Like Eisenberg, Zencey has a firm grasp on the way our hopes and dreams color our interdependence with nature. In the opening essay, the 44-year-old writer argues that his generation's revival of environmentalism has continued to be tainted by the revolutionary pretensions of the late sixties and early seventies, when a complete break from the past seemed both possible and desirable. Rather than despairing of anything short of a new heaven and earth, he writes, environmentalists should draw inspiration from the deep-rooted continuity observable in nature: "The richest life, it seems to me, is lived in an awareness of the maximum number of connections backwards and forwards in time, all of which are brought together in the individual's experience of the narrow moment of 'now.'" Good professor that he is, Zencey's message is that an educated long view is the best weapon. In other sections, always bolstered with fine personal and historical evidence, he contemplates our slippery conception of old-growth forests, the shaky landscape of southern California, and a facetious proposal to appoint an "Ecology Pope" to help assuage our sense of guilt about the environment. Though we prefer to believe that history and nature are separate categories, Zencey's achievement is to convince us that they can only be understood together.

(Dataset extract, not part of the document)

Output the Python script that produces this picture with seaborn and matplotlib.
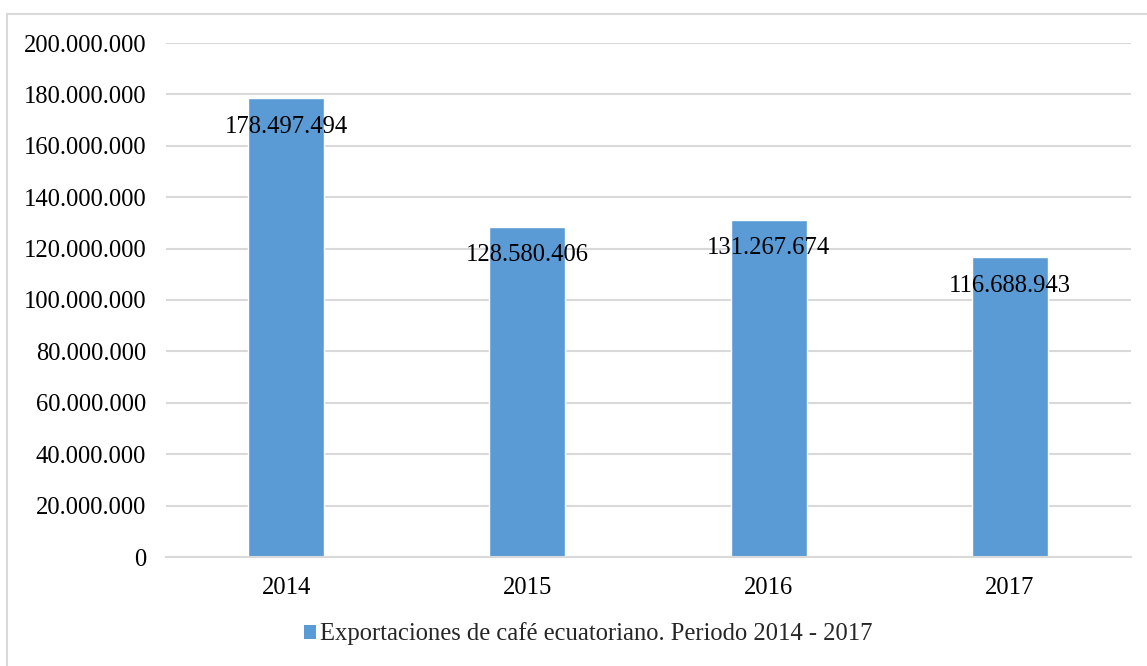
import matplotlib
matplotlib.use("Agg")
import matplotlib.pyplot as plt
import seaborn as sns
import pandas as pd
from matplotlib.patches import Rectangle

years = ["2014", "2015", "2016", "2017"]
values = [178497494, 128580406, 131267674, 116688943]
series_name = "Exportaciones de café ecuatoriano. Periodo 2014 - 2017"
yticks = [0, 20000000, 40000000, 60000000, 80000000, 100000000,
          120000000, 140000000, 160000000, 180000000, 200000000]

def fmt(v):
    return f"{int(v):,}".replace(",", ".")

sns.set_style("white")
plt.rcParams['font.family'] = ['Liberation Serif', 'DejaVu Serif']

FS = 17.7
W, H = 1147, 666
fig = plt.figure(figsize=(W / 100, H / 100), dpi=100)
ax = fig.add_axes([165.5 / W, 109 / H, 965 / W, 514 / H])

df = pd.DataFrame({"year": years, "value": values})
color = "#5B9BD5"
sns.barplot(data=df, x="year", y="value", color=color, width=0.315,
            saturation=1, ax=ax, label=series_name)

ax.set_ylim(0, 200000000)
ax.set_yticks(yticks)
ax.set_yticklabels([fmt(t) for t in yticks])
ax.set_xlabel("")
ax.set_ylabel("")
ax.tick_params(axis='both', length=0, labelsize=FS, colors='black')
ax.tick_params(axis='y', pad=14)
ax.tick_params(axis='x', pad=14.5)
ax.set_xlim(-0.5, 3.5)

ax.grid(axis='y', color='#D9D9D9', linewidth=1.5)
ax.set_axisbelow(True)
for s in ['top', 'right', 'left']:
    ax.spines[s].set_visible(False)
ax.spines['bottom'].set_color('#D9D9D9')
ax.spines['bottom'].set_linewidth(1.5)

for i, v in enumerate(values):
    ax.annotate(fmt(v), xy=(i, v), xytext=(0, -20.5), textcoords='offset points',
                ha='center', va='center', fontsize=FS, color='black')

if ax.get_legend() is not None:
    ax.get_legend().remove()
handles = [Rectangle((0, 0), 1, 1, facecolor=color, edgecolor='none')]
fig.legend(handles, [series_name], loc='center', bbox_to_anchor=(588 / W, 1 - 634 / H),
           frameon=False, fontsize=FS, handlelength=0.5, handleheight=0.5,
           handletextpad=0.15)

border = Rectangle((7.5 / W, -0.1), 1.5, (H - 13.5) / H + 0.1, transform=fig.transFigure,
                   fill=False, edgecolor='#D9D9D9', linewidth=1.5, clip_on=False)
fig.patches.append(border)

fig.savefig("out.png", dpi=100)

Lost Lake, by Mark Slouka (Knopf, $21). It's all but impossible to read a collection of short stories about fishing without thinking about Hemingway, but Mark Slouka's first book is so rich and affecting that it incorporates all kinds of influences while remaining singular and quite unforgettable. One of those other influences is Milan Kundera, the great Czech chronicler of sex, memory, and exile — a connection made stronger by the Czech immigrant families that come to fish every year at Lost Lake, a bucolic spot north of New York City that is the setting for nearly all these stories. Most are narrated by the son of one immigrant couple, who recounts his experiences over many summers at Lost Lake: learning the tall tale of how a one-armed veteran of the Spanish-American War built the dam that made the lake; fishing for bullhead, bass, and pickerel; and plumbing the mysteries of the vaguely haunted adults who drink, hide out, mourn, and sometimes serenely embrace pleasure on its shores.
Much of the pleasure here is Slouka's writing, as in this shapely sentence describing a monstrous carp the narrator's father catches while night-fishing: "It had scales like silver dollars and a round, ugly mouth that kept kissing at the air and I remember watching it flop heavily in the crushed reeds, leaping in and out of the shadows like a thing accustomed to the earth, thumping the damp grass." But Slouka also has a wider talent for capturing the outbreaks of joy and grief that punctuate life at a summer place and showing us how each generation casts shadows and uplifts its children as they share the wide-open days at the water's edge.